We’d heard there was a festival taking place that weekend in Nîmes, and I was excited to see a little music and try a few food stalls. As we rounded the corner and gazed up at the giant Roman arena that is the centrepiece of the city, however, it became clear I was mistaken. All along the broad main road through the city, closed off to cars, were boisterous pubs and booze tents, and giant speakers stacked atop one another playing techno. In the lashing rain dozens of topless men were dancing, rain slick on their doughy torsos nipped in at the sides by belts, and girls in lime green crop tops smoked and drank beneath specially erected gazebos. People were hollering and dropping things, and paper cups and cigarette butts ran in rivers down the street. 

It was the last day of the festival and a bank holiday, and there was nobody clean or sober in the city. Every bar we ducked into to hide from the rain was filled with the musty fumes of drunken bodies covered in rain, steam rising, and harsh drunken barks of laughter filled the air between wild eyes and loose, twisting mouths. People hurried down alleyways, either topless or wrapped in transparent cagoules, and rain fell from overflowing gutters to slap against the smooth ancient flagstones on the streep.

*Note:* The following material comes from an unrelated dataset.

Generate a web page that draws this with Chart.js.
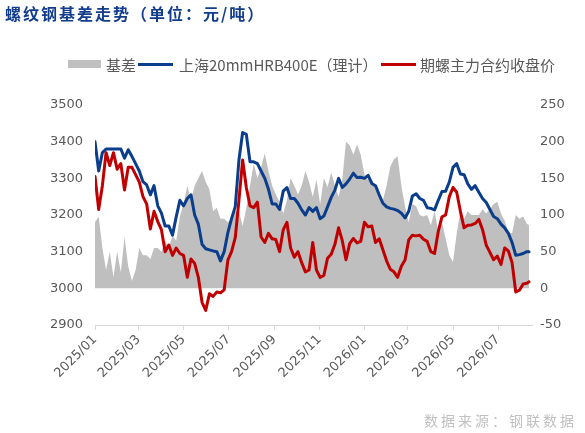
<!DOCTYPE html>
<html><head><meta charset="utf-8">
<script src="https://cdn.jsdelivr.net/npm/chart.js@4.4.1/dist/chart.umd.min.js"></script>
<style>
html,body{margin:0;padding:0;background:#fff;width:585px;height:433px;overflow:hidden;}
#wrap{position:relative;width:585px;height:433px;}
#c{position:absolute;left:0;top:0;}
.title{position:absolute;left:5px;top:5px;font:bold 16px "Noto Sans CJK SC";line-height:16px;letter-spacing:2px;color:#123c8c;white-space:nowrap;}
.lg{position:absolute;top:57px;font:15px "Noto Sans CJK SC";line-height:15px;color:#595959;white-space:nowrap;}
.sw{position:absolute;}
.src{position:absolute;left:424px;top:413px;font:14px "Noto Sans CJK SC";line-height:14px;color:#c0c0c0;letter-spacing:3px;white-space:nowrap;}
</style></head>
<body><div id="wrap">
<canvas id="c" width="585" height="433"></canvas>
<div class="title">螺纹钢基差走势（单位：元/吨）</div>
<div id="legend"></div>
<div class="src">数据来源：钢联数据</div>
</div>
<script>
const dates = [
'2025-01-01','2025-01-06','2025-01-11','2025-01-16','2025-01-21','2025-01-26','2025-01-31','2025-02-05','2025-02-10','2025-02-15',
'2025-02-20','2025-02-25','2025-03-02','2025-03-07','2025-03-12','2025-03-17','2025-03-22','2025-03-27','2025-04-01','2025-04-06',
'2025-04-11','2025-04-16','2025-04-21','2025-04-26','2025-05-01','2025-05-06','2025-05-11','2025-05-16','2025-05-21','2025-05-26',
'2025-05-31','2025-06-05','2025-06-10','2025-06-15','2025-06-20','2025-06-25','2025-06-30','2025-07-05','2025-07-10','2025-07-15',
'2025-07-20','2025-07-25','2025-07-30','2025-08-04','2025-08-09','2025-08-14','2025-08-19','2025-08-24','2025-08-29','2025-09-03',
'2025-09-08','2025-09-13','2025-09-18','2025-09-23','2025-09-28','2025-10-03','2025-10-08','2025-10-13','2025-10-18','2025-10-23',
'2025-10-28','2025-11-02','2025-11-07','2025-11-12','2025-11-17','2025-11-22','2025-11-27','2025-12-02','2025-12-07','2025-12-12',
'2025-12-17','2025-12-22','2025-12-27','2026-01-01','2026-01-06','2026-01-11','2026-01-16','2026-01-21','2026-01-26','2026-01-31',
'2026-02-05','2026-02-10','2026-02-15','2026-02-20','2026-02-25','2026-03-02','2026-03-07','2026-03-12','2026-03-17','2026-03-22',
'2026-03-27','2026-04-01','2026-04-06','2026-04-11','2026-04-16','2026-04-21','2026-04-26','2026-05-01','2026-05-06','2026-05-11',
'2026-05-16','2026-05-21','2026-05-26','2026-05-31','2026-06-05','2026-06-10','2026-06-15','2026-06-20','2026-06-25','2026-06-30',
'2026-07-05','2026-07-10','2026-07-15','2026-07-20','2026-07-25','2026-07-30','2026-08-04','2026-08-09','2026-08-12'
];
const basis = [
90,98,55,25,50,15,50,22,70,30,
10,25,55,45,45,40,55,55,50,65,
55,72,65,98,115,140,120,140,150,160,
145,135,105,110,95,95,90,95,105,105,
85,110,140,170,150,165,184,160,140,128,
118,102,120,150,140,128,140,160,145,125,
148,115,150,138,158,140,125,148,200,195,
182,196,182,155,148,148,135,124,120,140,
166,176,180,140,112,90,115,112,100,98,
100,86,105,78,90,68,45,36,75,105,
95,105,100,100,100,108,102,108,115,118,
102,92,76,75,100,95,98,88,86
];
const spot = [
3400,3320,3370,3380,3380,3380,3380,3380,3355,3378,
3360,3340,3320,3291,3282,3255,3280,3225,3205,3170,
3170,3145,3195,3240,3225,3245,3255,3200,3175,3120,
3108,3105,3102,3100,3075,3100,3152,3190,3223,3350,
3425,3420,3345,3345,3340,3320,3300,3270,3230,3230,
3215,3265,3275,3245,3245,3232,3214,3200,3220,3210,
3220,3190,3197,3222,3248,3268,3300,3275,3285,3298,
3314,3302,3303,3300,3308,3286,3280,3255,3232,3222,
3218,3216,3212,3205,3192,3210,3252,3258,3245,3240,
3220,3218,3214,3240,3264,3265,3290,3330,3340,3312,
3310,3285,3270,3280,3262,3245,3234,3215,3196,3190,
3175,3165,3150,3125,3090,3092,3095,3100,3100
];
const futures = [
3305,3215,3280,3370,3335,3370,3325,3340,3268,3330,
3330,3310,3290,3250,3230,3162,3210,3182,3160,3100,
3118,3090,3110,3095,3090,3030,3080,3068,3030,2962,
2940,2985,2978,2990,2988,2996,3077,3100,3138,3240,
3350,3275,3225,3220,3235,3140,3125,3150,3135,3133,
3100,3160,3180,3110,3085,3100,3070,3045,3050,3125,
3050,3030,3035,3082,3093,3120,3165,3130,3078,3122,
3136,3124,3128,3180,3168,3170,3125,3135,3105,3075,
3052,3045,3030,3060,3077,3132,3145,3143,3145,3134,
3128,3100,3095,3155,3195,3200,3250,3275,3262,3210,
3165,3172,3173,3177,3188,3160,3118,3098,3078,3088,
3065,3110,3102,3070,2990,2995,3012,3014,3018
];
const xTickDates = ['2025-01-01','2025-03-01','2025-05-01','2025-07-01','2025-09-01','2025-11-01','2026-01-01','2026-03-01','2026-05-01','2026-07-01'];
const xTickLabels = ['2025/01','2025/03','2025/05','2025/07','2025/09','2025/11','2026/01','2026/03','2026/05','2026/07'];
const xEndDate = '2026-08-16';
const leftRange = [2900, 3500, 100];
const rightRange = [-50, 250, 50];
const seriesNames = ['基差', '上海20mmHRB400E（理计）', '期螺主力合约收盘价'];

const BASE = Date.UTC(2025,0,1), DAY = 86400000;
function dayOf(s){const p=s.split('-').map(Number);return (Date.UTC(p[0],p[1]-1,p[2])-BASE)/DAY;}
const xs = dates.map(dayOf);
const pts = arr => arr.map((v,i)=>({x:xs[i], y:v}));
const tickVals = xTickDates.map(dayOf);

const tickFont = {family:'DejaVu Sans', size:13};
const chart = new Chart(document.getElementById('c'), {
  type:'line',
  data:{datasets:[
    {label:seriesNames[0], data:pts(basis), yAxisID:'y1', fill:'origin', backgroundColor:'#bfbfbf', borderColor:'rgba(0,0,0,0)', borderWidth:0, pointRadius:0, tension:0, order:3},
    {label:seriesNames[1], data:pts(spot), yAxisID:'y', fill:false, borderColor:'#0a3d8b', borderWidth:3, pointRadius:0, tension:0, borderJoinStyle:'round', borderCapStyle:'round', order:2},
    {label:seriesNames[2], data:pts(futures), yAxisID:'y', fill:false, borderColor:'#c00000', borderWidth:3, pointRadius:0, tension:0, borderJoinStyle:'round', borderCapStyle:'round', order:1}
  ]},
  options:{
    responsive:false, animation:false, devicePixelRatio:1,
    layout:{padding:{top:105,left:0,right:0,bottom:0}},
    plugins:{legend:{display:false}, tooltip:{enabled:false}, title:{display:false}},
    scales:{
      x:{type:'linear', min:0, max:dayOf(xEndDate),
        afterBuildTicks:s=>{s.ticks = tickVals.map(v=>({value:v}));},
        afterFit:s=>{s.height=108;},
        ticks:{autoSkip:false, minRotation:45, maxRotation:45, color:'#595959', font:tickFont, padding:2,
          callback:v=>{const i=tickVals.indexOf(v);return i>=0?xTickLabels[i]:'';}},
        grid:{drawOnChartArea:false, drawTicks:true, tickLength:5, color:'#d9d9d9'},
        border:{display:true, color:'#d9d9d9', width:1}
      },
      y:{position:'left', min:leftRange[0], max:leftRange[1],
        afterFit:s=>{s.width=95;},
        ticks:{stepSize:leftRange[2], color:'#595959', font:tickFont, padding:12, callback:v=>String(v)},
        grid:{display:false, drawTicks:false}, border:{display:false}
      },
      y1:{position:'right', min:rightRange[0], max:rightRange[1],
        afterFit:s=>{s.width=53;},
        ticks:{stepSize:rightRange[2], color:'#595959', font:tickFont, padding:8, callback:v=>String(v)},
        grid:{display:false, drawTicks:false}, border:{display:false}
      }
    }
  }
});

// HTML legend built from the chart's datasets
const lgPos = [
  {sx:68, sy:60, sw:33, sh:8, tx:106},
  {sx:138, sy:63, sw:35, sh:3, tx:179},
  {sx:381, sy:63, sw:35, sh:3, tx:420}
];
const lg = document.getElementById('legend');
chart.data.datasets.forEach((ds,i)=>{
  const p = lgPos[i];
  const sw = document.createElement('div');
  sw.className='sw';
  sw.style.cssText = `left:${p.sx}px;top:${p.sy}px;width:${p.sw}px;height:${p.sh}px;background:${i===0?ds.backgroundColor:ds.borderColor};`;
  lg.appendChild(sw);
  const t = document.createElement('div');
  t.className='lg'; t.style.left = p.tx+'px'; t.textContent = ds.label;
  lg.appendChild(t);
});
</script>
</body></html>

“What the hell have we walked into?” I asked Seth, as we bought sausages from a wet tent.

We explored the city, with Seth wrapped cosily in the waterproof hooded jacket he’d thought to pack, and me with teeth a-clatter as the hairs on my arms stood on end and my hair slicked to my forehead and my shirt clung to my midriff.

“Hope for the best, prepare for the best, was it?” said Seth, in response to my wailing. “Surely you can’t be that cold?”

“TAKE YOUR TOP OFF,” I howled back.

We had a beer in each of three bars, and then went to visit the Maison Carrée, a beautifully preserved Roman temple that looks like the Pantheon in Rome. We climbed up the stairs to sit beneath the columns out of the rain, and at the top we found a symphony of teenage goths smoking weed and listening to iris-expandingly intense electro from a little speaker. All of them were wearing black and one of them wore a choker and one of them had no eyebrows and white hair.

We tired of the strangeness of Nîmes and made our way back to the car, stopping off for a taco in a kebab shop. Seth told me I would love the French tacos, but I did not love them because they are incredibly dense and mostly filled with chips and are not at all like the Mexican tacos I learned to adore so deeply. In the kebab shop a television screen showed a French daytime TV show on which an aged Mick Hucknall was being interviewed, with the host speaking in French and Mick Hucknall responding in English, which was overdubbed back into French. He was wearing sunglasses, despite the programme taking place indoors. He looked like he didn’t really understand what was going on and like he very much wanted to be elsewhere.

“How was that then?” asked Seth, as we waited at the bus stop to go back to the park and ride. “Would you have another French taco?”

“No,” I replied, with such speed and conviction that Seth lost his breath laughing.

Back at the car park the van wouldn’t fit under the maximum height bar to exit, so I had to climb out and stand on the back bumper to weigh it down more evenly, clinging on gingerly as Seth inched beneath the bar. Then I hopped back in and we drove home, and on the way we talked about some serious things and some silly things, and like always, we laughed a lot.